I'm listening to the Talk of the Nation as I prepare for tonight's hanging at the gallery. The topic is The Anatomy of the Nightmare. The definition of a nightmare is a dream so bad it wakes you up. Sleep labs found that something like 70% of all dreams are negative.
Question everything. What is a dream? What is sleep and how is it different from being awake? Let's accept for a moment that being awake and being asleep are fundamentally the same. That is, they are both mechanisms through which we process our emotions and concerns.
In college, I was briefly involved with Brendan who had a very bad reputation. I didn't care, but I heard the stories from the gossips and speculated on how they correlated with the stories of his life that he told me. I won't go into the details. This is relevant bc one of his speech -isms was to call all kinds of his life experiences "nightmares". I found it aptly descriptive and began using it too.
A nightmare, then, is something that happens (in life) that is so negative it wakes us up. It throws us out of our patterns.

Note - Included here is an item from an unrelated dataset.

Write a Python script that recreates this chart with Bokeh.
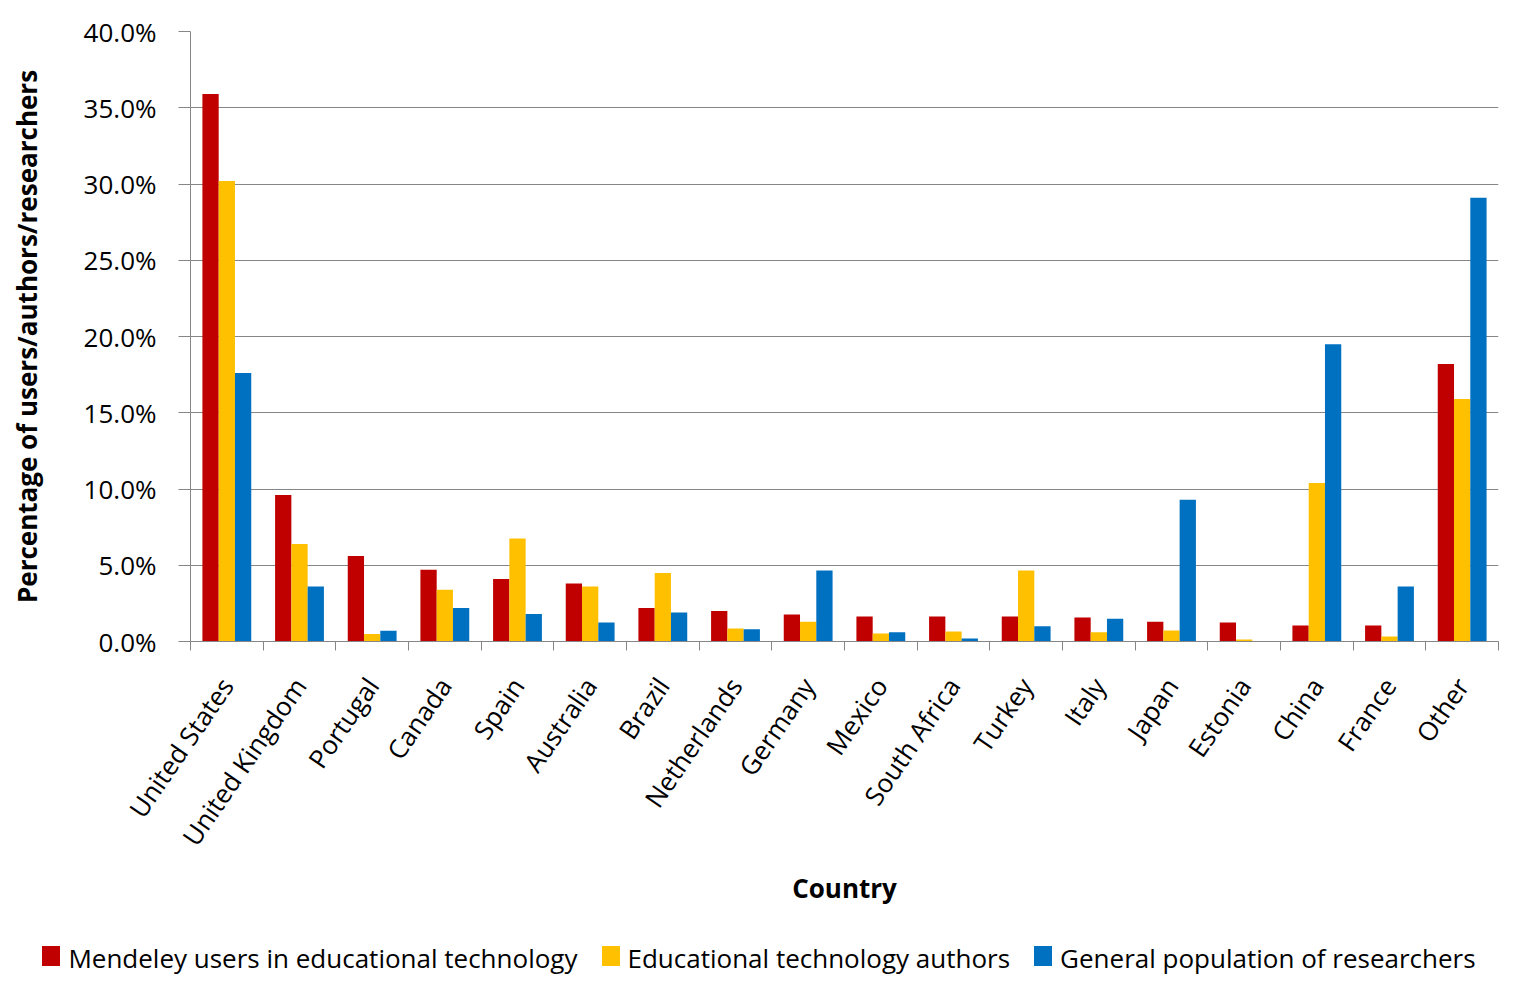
import numpy as np
from bokeh.plotting import figure
from bokeh.layouts import column
from bokeh.models import (ColumnDataSource, Range1d, FixedTicker, NumeralTickFormatter, Div)
from bokeh.embed import file_html
from bokeh.resources import INLINE

countries = ["United States", "United Kingdom", "Portugal", "Canada", "Spain", "Australia",
             "Brazil", "Netherlands", "Germany", "Mexico", "South Africa", "Turkey", "Italy",
             "Japan", "Estonia", "China", "France", "Other"]
mendeley = [35.9, 9.6, 5.6, 4.7, 4.1, 3.8, 2.2, 2.0, 1.77, 1.64, 1.64, 1.64, 1.57, 1.3, 1.25, 1.05, 1.05, 18.2]
authors = [30.2, 6.4, 0.5, 3.4, 6.75, 3.6, 4.5, 0.85, 1.3, 0.52, 0.65, 4.65, 0.6, 0.72, 0.13, 10.4, 0.33, 15.9]
general = [17.6, 3.6, 0.7, 2.2, 1.8, 1.25, 1.9, 0.8, 4.65, 0.6, 0.2, 1.0, 1.5, 9.3, 0.0, 19.5, 3.6, 29.1]
series_names = ["Mendeley users in educational technology", "Educational technology authors",
                "General population of researchers"]
colors = ["#C00000", "#FFC000", "#0070C0"]

FONT = "Open Sans"
GRAY = "#868686"
FS = "26px"

n = len(countries)
centers = np.arange(n) + 0.5
src = ColumnDataSource(dict(
    x=centers,
    m=np.array(mendeley) / 100.0,
    a=np.array(authors) / 100.0,
    g=np.array(general) / 100.0,
))

p = figure(frame_width=1308, frame_height=610, output_backend="svg", toolbar_location=None,
           x_range=Range1d(0, n), y_range=Range1d(0, 0.40))
p.min_border_left = 190
p.min_border_top = 31
p.min_border_right = 20
p.min_border_bottom = 286
p.outline_line_color = None
p.background_fill_color = "white"
p.border_fill_color = "white"

bw = 0.224
for i, (col, c) in enumerate(zip(["m", "a", "g"], colors)):
    p.vbar(x=src.data["x"] + (i - 1) * bw, top=src.data[col], width=bw, bottom=0,
           fill_color=c, line_color=None)

# x axis
xt = FixedTicker(ticks=list(centers), minor_ticks=list(np.arange(n + 1)))
p.xaxis.ticker = xt
p.xaxis.major_label_overrides = {float(c): name for c, name in zip(centers, countries)}
p.xaxis.major_tick_line_color = None
p.xaxis.minor_tick_line_color = GRAY
p.xaxis.minor_tick_out = 9
p.xaxis.minor_tick_in = 0
p.xaxis.axis_line_color = GRAY
p.xaxis.major_label_orientation = 0.97
p.xaxis.major_label_text_font = FONT
p.xaxis.major_label_text_font_size = FS
p.xaxis.major_label_text_color = "black"
p.xaxis.major_label_standoff = 30
p.xaxis.axis_label = "Country"
p.xaxis.axis_label_text_font = FONT
p.xaxis.axis_label_text_font_size = FS
p.xaxis.axis_label_text_font_style = "bold"
p.xaxis.axis_label_text_color = "black"
p.xaxis.axis_label_standoff = 4
p.xgrid.grid_line_color = None

# y axis
p.yaxis.ticker = FixedTicker(ticks=[0.0, 0.05, 0.10, 0.15, 0.20, 0.25, 0.30, 0.35, 0.40])
p.yaxis.formatter = NumeralTickFormatter(format="0.0%")
p.yaxis.axis_line_color = GRAY
p.yaxis.major_tick_line_color = GRAY
p.yaxis.major_tick_out = 12
p.yaxis.major_tick_in = 0
p.yaxis.minor_tick_line_color = None
p.yaxis.major_label_text_font = FONT
p.yaxis.major_label_text_font_size = FS
p.yaxis.major_label_text_color = "black"
p.yaxis.major_label_standoff = 22
p.yaxis.axis_label = "Percentage of users/authors/researchers"
p.yaxis.axis_label_text_font = FONT
p.yaxis.axis_label_text_font_size = FS
p.yaxis.axis_label_text_font_style = "bold"
p.yaxis.axis_label_text_color = "black"
p.yaxis.axis_label_standoff = 36
p.ygrid.grid_line_color = GRAY
p.ygrid.grid_line_width = 1

# legend row (HTML text, real text)
items_html = []
for k, (nm, c) in enumerate(zip(series_names, colors)):
    gap = "margin-left:24px;" if k > 0 else ""
    items_html.append(
        f'<span style="{gap}display:inline-block;width:18px;height:20px;background:{c};'
        f'vertical-align:middle;margin-right:8px;position:relative;top:-2px"></span>'
        f'<span style="vertical-align:middle">{nm}</span>'
    )
legend_html = (
    f'<div style="width:1508px;padding-left:10px;text-align:center;font-family:\'{FONT}\';'
    f'font-size:{FS};line-height:56px;color:black;white-space:nowrap">' + "".join(items_html) + "</div>"
)
legend_div = Div(text=legend_html, width=1518, height=56, margin=(0, 0, 0, 0))

open("out.html", "w").write(file_html(column(p, legend_div, spacing=0), INLINE))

It bring us consciousness to our actions and how they relate to our values. My relationship (lowecase "r") with Brendan was not a nightmare; my Relationship with Jared was. I've had a few jobs that were nightmares. I even had a living experience that was a nightmare once.
If 70% of all dreams are negative, dreams so bad you wake up are nightmares, and waking life isn't nearly so negative, maybe a waking "nightmare" isn't necessarily always negative. On the other hand, maybe we need a new word for that. I've had many positive life experiences that have caused me to "wake up" to my actions and how they relate to my values.